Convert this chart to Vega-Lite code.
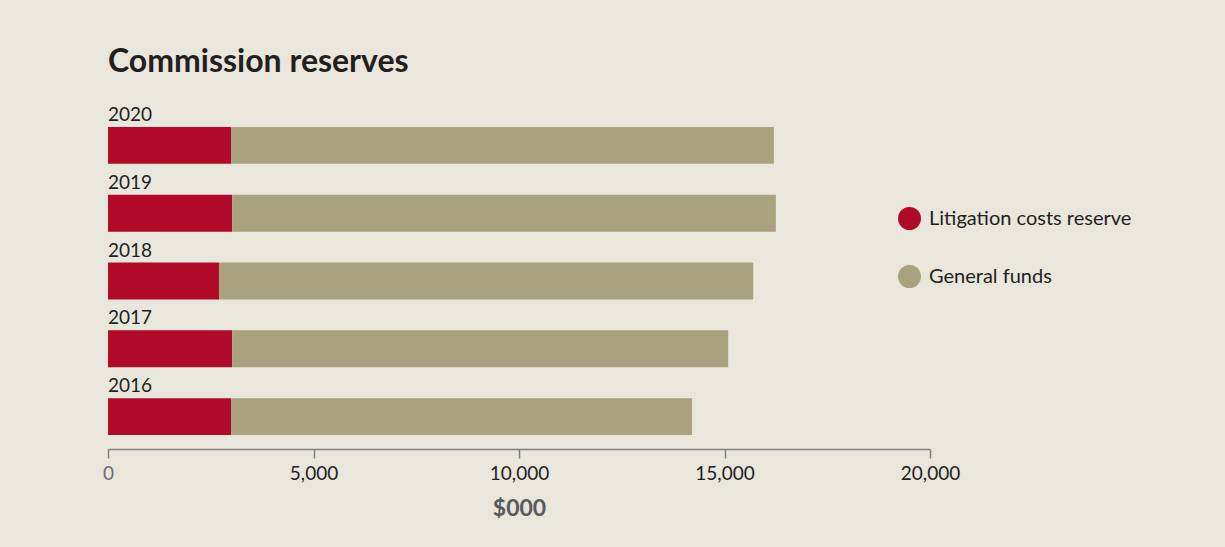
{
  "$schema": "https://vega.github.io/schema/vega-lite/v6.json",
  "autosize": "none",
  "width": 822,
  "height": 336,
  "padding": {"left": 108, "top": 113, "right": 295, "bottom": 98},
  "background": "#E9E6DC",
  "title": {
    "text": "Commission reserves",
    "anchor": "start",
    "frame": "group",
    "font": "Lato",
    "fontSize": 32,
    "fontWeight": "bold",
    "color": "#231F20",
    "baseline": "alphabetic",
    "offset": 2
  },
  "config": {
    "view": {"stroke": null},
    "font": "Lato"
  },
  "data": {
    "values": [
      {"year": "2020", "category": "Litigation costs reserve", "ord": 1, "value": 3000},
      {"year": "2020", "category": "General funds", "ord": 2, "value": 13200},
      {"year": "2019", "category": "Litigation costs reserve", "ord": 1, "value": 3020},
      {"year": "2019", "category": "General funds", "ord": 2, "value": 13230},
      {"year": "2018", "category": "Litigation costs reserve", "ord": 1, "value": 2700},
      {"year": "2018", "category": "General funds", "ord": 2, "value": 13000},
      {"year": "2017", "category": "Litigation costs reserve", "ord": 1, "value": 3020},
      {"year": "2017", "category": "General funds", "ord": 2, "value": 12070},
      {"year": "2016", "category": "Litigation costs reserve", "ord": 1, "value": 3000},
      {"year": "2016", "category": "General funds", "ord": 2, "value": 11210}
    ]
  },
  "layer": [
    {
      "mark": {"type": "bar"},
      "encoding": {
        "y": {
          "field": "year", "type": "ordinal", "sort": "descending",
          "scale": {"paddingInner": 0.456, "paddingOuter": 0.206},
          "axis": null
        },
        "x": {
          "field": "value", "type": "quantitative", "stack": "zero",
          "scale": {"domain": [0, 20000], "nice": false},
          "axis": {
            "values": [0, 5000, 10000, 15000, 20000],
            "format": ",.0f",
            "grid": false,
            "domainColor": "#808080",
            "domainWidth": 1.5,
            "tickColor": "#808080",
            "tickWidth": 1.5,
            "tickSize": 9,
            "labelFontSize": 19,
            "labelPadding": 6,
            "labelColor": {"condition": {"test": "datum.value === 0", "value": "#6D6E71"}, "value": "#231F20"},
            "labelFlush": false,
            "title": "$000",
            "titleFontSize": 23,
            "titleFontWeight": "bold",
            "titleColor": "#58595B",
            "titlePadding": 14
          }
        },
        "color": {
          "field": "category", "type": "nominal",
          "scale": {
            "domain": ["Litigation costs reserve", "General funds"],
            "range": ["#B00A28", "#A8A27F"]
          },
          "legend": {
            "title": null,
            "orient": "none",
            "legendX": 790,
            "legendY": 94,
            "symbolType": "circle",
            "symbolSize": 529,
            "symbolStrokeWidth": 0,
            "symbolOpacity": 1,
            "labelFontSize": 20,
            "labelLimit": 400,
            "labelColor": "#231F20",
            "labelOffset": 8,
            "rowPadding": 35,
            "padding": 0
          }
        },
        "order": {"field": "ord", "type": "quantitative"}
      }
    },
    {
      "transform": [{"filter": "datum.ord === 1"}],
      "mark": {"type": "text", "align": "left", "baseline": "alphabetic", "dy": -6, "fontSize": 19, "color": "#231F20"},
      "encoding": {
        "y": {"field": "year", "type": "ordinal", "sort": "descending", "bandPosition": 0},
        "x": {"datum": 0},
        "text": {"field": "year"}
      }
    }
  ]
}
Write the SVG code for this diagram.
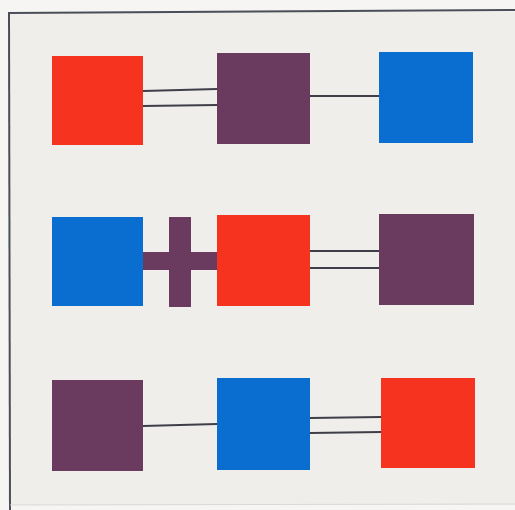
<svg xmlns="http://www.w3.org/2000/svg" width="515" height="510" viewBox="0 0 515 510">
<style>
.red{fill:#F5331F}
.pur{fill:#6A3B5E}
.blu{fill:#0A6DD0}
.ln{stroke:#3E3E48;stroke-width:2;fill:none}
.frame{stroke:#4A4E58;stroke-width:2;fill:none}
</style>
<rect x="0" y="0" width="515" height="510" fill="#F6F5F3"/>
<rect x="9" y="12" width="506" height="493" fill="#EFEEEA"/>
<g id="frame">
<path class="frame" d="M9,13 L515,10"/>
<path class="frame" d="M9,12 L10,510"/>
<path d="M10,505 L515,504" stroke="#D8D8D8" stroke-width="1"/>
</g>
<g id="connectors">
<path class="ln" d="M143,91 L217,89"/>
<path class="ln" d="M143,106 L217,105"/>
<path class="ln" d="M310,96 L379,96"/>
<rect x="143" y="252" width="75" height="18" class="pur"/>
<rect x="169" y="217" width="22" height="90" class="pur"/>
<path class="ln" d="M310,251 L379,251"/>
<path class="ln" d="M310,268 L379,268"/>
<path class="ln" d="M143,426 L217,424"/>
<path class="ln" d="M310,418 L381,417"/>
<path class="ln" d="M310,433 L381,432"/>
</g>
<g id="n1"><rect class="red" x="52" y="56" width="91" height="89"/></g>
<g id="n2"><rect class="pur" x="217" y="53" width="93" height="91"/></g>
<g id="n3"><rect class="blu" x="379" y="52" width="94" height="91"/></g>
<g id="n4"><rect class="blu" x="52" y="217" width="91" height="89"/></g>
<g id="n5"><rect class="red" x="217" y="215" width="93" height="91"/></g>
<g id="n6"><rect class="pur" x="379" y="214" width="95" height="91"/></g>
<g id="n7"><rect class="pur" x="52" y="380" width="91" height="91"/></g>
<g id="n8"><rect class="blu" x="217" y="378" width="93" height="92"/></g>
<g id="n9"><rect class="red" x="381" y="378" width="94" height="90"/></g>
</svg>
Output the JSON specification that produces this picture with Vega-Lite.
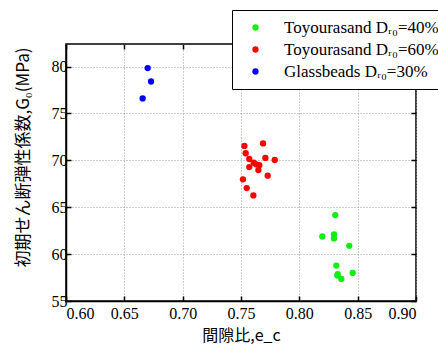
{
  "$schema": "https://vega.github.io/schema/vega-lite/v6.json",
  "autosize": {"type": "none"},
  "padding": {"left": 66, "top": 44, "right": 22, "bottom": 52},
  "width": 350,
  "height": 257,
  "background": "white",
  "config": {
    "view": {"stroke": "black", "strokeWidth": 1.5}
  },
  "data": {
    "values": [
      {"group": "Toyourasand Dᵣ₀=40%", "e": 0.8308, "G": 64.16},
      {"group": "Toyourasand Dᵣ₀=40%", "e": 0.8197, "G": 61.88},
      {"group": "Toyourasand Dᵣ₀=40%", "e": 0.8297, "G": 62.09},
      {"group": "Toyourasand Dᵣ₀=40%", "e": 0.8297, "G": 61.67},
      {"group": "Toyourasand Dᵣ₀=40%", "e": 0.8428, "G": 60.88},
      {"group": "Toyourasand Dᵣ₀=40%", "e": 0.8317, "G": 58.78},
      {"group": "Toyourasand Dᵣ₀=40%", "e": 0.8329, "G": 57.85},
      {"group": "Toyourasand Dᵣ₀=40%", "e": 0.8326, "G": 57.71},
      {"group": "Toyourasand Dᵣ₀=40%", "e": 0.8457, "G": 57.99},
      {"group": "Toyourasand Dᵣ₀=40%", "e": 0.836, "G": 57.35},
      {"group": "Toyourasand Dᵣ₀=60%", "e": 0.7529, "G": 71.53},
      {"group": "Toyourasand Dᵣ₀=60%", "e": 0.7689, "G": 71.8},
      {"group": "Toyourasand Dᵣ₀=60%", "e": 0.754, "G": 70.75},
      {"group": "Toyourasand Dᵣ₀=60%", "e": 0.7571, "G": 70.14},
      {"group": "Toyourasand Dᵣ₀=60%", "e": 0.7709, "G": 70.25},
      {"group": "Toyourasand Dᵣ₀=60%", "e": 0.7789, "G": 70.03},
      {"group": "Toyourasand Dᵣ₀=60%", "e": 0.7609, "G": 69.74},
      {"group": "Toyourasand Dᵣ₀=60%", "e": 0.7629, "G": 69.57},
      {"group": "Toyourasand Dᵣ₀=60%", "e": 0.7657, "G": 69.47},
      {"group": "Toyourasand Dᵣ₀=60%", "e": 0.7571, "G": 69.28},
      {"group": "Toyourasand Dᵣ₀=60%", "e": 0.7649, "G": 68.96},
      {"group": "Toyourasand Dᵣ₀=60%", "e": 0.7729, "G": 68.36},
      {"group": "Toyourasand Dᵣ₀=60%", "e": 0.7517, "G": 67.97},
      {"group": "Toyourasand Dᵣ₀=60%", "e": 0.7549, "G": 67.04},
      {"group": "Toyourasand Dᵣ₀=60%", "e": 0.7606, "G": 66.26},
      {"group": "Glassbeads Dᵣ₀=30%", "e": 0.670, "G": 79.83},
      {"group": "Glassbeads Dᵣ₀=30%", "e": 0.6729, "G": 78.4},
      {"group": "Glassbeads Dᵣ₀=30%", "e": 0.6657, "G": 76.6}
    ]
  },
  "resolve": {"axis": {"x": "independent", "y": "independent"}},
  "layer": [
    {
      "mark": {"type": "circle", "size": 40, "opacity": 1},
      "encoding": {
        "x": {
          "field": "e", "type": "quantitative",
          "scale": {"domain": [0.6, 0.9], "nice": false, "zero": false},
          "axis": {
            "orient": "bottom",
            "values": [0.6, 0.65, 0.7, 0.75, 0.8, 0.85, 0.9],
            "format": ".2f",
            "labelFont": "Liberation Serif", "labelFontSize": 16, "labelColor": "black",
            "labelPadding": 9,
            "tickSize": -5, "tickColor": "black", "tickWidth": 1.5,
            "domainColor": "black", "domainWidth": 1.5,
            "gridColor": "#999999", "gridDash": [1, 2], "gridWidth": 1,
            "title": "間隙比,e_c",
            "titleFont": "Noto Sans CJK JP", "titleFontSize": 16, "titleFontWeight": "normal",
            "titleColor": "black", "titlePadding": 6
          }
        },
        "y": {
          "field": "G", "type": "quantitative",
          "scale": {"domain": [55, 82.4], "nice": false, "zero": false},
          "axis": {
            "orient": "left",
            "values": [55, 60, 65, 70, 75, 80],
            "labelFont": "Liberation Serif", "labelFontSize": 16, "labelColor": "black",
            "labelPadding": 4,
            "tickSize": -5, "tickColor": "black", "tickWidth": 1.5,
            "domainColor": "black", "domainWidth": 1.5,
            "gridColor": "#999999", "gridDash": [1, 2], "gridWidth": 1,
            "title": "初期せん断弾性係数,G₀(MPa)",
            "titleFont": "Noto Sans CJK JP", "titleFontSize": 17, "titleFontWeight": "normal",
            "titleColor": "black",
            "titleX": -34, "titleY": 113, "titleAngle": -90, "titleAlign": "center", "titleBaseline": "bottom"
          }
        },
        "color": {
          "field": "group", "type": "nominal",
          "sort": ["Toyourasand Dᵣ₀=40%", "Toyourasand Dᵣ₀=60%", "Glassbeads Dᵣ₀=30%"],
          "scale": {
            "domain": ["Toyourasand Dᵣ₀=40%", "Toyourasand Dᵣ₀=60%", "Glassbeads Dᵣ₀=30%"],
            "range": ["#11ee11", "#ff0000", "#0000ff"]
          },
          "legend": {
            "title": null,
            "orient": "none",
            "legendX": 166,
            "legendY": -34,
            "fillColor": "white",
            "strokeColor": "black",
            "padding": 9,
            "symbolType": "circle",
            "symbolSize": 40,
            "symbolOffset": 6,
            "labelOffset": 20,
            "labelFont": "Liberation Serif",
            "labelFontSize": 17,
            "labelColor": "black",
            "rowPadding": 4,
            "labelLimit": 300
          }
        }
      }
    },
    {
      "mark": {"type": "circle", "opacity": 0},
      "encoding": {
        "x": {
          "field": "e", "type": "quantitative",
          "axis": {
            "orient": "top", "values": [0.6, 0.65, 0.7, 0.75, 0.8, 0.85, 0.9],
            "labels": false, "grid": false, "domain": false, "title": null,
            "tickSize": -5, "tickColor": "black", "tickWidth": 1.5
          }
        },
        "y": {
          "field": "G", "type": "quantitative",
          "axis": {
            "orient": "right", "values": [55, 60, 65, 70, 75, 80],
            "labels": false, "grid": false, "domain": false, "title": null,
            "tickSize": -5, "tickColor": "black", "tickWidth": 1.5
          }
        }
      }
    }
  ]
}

########

STATED GOAL: Isolate the lines above that contain the word "code" and copy them.

OUTPUT BELOW:
Convert this chart to Vega-Lite code.
Write the SVG code for this diagram.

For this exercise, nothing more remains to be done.